▸ **GIVEN INSTRUCTION**
Your answer should be a single number: the count of lines containing the string "source".

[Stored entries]
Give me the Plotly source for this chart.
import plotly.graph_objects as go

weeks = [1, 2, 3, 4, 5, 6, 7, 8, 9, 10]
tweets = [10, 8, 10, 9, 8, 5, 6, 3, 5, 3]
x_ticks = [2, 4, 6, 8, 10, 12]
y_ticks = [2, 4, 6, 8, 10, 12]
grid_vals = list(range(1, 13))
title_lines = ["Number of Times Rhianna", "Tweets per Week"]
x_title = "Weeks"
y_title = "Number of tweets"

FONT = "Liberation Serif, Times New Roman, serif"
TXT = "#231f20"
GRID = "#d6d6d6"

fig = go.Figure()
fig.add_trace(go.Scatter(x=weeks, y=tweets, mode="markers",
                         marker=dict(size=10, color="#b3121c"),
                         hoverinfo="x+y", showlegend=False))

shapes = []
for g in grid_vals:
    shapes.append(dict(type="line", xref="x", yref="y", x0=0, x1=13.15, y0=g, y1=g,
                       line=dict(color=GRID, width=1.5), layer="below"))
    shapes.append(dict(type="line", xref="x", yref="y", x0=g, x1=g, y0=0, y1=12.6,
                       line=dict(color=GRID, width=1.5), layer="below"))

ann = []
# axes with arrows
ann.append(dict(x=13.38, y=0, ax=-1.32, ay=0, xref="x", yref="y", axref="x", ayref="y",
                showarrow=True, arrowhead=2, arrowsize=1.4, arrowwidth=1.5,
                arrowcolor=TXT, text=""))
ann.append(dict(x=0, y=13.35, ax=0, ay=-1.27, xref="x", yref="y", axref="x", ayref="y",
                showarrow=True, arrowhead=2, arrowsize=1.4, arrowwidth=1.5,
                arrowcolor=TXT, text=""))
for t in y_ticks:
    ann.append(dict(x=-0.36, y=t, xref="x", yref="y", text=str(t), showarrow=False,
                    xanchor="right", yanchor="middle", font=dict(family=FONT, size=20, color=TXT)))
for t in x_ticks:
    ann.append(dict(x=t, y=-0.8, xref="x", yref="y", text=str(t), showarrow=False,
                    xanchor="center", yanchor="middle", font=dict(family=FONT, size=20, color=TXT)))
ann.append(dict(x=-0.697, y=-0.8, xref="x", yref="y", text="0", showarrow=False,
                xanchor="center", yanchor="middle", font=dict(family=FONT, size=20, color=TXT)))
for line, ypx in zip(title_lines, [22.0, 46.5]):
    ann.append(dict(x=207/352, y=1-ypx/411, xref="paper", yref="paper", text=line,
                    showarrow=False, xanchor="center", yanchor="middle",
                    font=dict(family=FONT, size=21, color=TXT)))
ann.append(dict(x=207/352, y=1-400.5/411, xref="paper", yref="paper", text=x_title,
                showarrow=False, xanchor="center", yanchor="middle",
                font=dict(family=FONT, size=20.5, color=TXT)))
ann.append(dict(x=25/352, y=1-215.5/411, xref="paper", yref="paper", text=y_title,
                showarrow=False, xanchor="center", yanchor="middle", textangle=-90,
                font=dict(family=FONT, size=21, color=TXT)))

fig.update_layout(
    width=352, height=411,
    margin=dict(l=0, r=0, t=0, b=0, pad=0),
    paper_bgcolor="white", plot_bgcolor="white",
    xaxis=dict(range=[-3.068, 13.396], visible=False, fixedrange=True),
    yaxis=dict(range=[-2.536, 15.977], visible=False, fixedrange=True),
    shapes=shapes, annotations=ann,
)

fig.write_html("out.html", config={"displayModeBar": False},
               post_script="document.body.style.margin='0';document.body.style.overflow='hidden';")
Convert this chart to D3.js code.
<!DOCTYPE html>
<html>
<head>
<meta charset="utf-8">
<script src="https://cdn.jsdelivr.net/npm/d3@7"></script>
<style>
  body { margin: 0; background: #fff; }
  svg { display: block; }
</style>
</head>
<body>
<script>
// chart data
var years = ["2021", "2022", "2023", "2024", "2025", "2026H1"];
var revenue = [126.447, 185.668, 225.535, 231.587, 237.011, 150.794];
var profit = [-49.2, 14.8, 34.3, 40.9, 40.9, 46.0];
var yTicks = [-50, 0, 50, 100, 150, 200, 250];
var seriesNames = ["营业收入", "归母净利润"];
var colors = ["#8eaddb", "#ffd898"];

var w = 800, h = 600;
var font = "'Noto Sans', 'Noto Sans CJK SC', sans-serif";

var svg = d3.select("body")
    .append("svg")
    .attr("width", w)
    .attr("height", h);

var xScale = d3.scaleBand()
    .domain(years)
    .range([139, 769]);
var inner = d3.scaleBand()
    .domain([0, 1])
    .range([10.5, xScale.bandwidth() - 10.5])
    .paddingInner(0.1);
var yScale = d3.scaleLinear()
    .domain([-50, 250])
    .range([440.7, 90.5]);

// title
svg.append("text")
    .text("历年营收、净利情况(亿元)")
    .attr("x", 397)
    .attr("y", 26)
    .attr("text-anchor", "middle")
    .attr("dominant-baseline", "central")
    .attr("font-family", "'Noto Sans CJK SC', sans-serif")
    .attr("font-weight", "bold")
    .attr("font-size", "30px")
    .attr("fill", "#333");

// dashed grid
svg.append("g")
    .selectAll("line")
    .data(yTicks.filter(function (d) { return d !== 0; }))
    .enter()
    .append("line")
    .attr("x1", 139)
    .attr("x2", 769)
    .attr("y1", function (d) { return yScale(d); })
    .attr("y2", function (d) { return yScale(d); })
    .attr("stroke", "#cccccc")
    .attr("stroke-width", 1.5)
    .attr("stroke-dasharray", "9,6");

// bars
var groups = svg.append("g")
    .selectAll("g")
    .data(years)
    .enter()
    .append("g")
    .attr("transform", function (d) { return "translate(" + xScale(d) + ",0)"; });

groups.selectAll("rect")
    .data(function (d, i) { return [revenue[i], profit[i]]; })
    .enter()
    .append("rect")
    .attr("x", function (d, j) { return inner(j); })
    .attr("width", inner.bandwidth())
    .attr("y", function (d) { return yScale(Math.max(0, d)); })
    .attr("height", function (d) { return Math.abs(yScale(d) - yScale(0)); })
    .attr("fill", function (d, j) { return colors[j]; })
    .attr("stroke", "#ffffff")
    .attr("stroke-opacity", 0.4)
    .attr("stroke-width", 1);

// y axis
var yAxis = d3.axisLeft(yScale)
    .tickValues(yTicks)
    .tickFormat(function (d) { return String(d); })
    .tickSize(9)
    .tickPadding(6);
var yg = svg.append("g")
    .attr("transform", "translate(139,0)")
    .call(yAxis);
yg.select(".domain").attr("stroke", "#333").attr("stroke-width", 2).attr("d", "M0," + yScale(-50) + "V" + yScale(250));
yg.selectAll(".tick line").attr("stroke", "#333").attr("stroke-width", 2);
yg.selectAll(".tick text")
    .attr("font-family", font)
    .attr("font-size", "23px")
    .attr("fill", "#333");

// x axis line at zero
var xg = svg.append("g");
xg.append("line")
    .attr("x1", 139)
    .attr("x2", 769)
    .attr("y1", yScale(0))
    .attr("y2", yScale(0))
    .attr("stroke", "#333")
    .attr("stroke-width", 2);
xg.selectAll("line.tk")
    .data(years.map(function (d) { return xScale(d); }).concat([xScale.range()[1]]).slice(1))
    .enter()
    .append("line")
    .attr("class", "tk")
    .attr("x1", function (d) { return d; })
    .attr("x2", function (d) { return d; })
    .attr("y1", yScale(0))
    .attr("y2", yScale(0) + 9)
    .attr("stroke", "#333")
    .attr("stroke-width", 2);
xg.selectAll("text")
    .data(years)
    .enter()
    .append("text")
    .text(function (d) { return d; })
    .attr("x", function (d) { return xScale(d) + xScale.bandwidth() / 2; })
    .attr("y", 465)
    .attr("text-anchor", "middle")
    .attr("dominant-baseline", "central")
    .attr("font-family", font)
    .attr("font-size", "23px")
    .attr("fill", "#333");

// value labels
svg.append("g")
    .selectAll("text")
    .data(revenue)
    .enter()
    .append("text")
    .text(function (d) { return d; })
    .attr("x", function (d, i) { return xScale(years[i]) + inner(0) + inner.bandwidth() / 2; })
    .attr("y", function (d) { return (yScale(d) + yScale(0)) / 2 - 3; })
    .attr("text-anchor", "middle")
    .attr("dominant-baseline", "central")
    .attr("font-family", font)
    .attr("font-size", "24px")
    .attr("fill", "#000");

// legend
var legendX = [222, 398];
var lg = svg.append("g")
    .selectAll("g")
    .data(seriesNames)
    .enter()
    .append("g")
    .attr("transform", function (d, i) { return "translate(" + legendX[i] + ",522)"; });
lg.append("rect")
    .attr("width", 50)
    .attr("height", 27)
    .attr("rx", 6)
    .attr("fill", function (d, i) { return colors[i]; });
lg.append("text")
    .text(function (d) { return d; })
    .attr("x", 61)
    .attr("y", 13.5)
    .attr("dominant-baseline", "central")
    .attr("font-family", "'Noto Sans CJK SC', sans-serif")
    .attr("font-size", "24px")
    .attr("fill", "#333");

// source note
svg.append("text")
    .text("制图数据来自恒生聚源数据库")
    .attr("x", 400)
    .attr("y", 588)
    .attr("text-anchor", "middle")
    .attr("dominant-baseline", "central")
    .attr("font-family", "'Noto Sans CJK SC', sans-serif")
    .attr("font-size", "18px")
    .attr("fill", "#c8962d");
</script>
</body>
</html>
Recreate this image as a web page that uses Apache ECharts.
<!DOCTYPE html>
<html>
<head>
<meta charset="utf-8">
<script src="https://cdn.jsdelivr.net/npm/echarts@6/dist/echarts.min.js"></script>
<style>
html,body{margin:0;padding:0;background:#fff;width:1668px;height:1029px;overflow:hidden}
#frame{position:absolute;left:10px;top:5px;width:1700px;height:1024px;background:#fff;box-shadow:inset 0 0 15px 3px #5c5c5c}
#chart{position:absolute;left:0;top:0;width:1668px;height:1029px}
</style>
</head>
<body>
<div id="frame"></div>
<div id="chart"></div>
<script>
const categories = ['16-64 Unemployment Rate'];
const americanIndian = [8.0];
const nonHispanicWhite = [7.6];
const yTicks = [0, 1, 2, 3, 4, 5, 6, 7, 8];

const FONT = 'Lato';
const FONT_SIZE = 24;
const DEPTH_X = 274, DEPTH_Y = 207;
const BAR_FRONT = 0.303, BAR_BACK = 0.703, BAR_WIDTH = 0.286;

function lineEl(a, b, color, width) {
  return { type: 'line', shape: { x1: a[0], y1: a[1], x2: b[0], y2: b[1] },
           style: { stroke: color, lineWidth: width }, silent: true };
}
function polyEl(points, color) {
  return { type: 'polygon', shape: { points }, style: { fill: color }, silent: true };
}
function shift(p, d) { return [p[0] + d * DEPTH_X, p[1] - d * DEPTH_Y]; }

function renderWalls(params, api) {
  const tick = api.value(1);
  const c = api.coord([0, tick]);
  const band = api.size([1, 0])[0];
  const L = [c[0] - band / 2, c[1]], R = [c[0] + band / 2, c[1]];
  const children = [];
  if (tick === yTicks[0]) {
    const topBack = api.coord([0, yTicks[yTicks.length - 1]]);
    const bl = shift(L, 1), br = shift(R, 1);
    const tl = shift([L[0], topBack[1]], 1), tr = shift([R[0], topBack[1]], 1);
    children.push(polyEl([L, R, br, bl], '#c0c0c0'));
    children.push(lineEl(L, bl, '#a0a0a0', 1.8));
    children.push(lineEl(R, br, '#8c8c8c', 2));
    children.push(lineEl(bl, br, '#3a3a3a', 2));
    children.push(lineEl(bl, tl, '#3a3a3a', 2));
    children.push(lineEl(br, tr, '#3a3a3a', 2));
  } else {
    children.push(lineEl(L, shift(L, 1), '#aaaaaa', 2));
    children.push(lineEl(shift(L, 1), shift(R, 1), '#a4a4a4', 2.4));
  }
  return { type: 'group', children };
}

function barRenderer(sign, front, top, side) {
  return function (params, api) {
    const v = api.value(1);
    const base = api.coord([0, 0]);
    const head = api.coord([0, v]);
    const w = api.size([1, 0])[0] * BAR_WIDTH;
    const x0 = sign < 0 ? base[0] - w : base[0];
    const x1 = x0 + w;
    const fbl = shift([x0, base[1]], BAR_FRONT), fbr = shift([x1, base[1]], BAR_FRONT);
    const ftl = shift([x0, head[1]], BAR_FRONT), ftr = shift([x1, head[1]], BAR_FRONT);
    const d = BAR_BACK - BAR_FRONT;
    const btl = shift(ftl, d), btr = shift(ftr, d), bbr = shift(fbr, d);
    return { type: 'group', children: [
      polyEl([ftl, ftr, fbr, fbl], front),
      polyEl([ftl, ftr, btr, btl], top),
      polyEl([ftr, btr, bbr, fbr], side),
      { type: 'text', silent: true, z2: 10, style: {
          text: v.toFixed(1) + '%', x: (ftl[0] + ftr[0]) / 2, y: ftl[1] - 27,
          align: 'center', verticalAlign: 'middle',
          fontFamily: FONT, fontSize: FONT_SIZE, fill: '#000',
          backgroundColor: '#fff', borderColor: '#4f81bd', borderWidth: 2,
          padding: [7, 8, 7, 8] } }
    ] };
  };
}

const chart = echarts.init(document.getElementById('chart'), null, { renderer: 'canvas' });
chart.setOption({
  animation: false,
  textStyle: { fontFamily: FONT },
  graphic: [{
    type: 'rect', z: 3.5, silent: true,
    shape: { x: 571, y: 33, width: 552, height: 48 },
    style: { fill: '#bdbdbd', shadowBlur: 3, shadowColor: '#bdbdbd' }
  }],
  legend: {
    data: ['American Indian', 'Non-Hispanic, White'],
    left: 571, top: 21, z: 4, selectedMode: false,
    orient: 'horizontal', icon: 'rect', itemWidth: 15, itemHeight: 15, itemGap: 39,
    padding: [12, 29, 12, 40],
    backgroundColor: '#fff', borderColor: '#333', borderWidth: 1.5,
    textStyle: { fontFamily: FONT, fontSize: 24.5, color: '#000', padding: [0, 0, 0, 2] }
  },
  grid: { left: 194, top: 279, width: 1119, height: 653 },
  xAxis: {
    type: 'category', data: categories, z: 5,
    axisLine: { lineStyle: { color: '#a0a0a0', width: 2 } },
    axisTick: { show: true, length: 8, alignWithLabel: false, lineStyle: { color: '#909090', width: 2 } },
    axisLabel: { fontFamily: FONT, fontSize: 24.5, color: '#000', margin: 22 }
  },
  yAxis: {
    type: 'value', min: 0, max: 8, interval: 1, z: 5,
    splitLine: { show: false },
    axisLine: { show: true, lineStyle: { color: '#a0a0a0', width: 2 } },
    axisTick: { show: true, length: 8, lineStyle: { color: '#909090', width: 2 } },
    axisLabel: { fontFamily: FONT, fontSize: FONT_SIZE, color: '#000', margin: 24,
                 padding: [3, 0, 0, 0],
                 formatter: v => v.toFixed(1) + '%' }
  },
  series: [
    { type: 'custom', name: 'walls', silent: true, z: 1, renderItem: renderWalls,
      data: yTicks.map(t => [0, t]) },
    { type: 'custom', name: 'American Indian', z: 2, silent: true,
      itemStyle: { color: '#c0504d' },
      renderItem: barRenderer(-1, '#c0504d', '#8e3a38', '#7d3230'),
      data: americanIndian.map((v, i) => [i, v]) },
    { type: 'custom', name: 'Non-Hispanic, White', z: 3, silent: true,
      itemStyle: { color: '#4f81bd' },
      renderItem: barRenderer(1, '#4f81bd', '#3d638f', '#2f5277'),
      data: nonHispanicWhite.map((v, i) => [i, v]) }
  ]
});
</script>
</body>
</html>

▸ **RESULT OF THIS EXERCISE**
2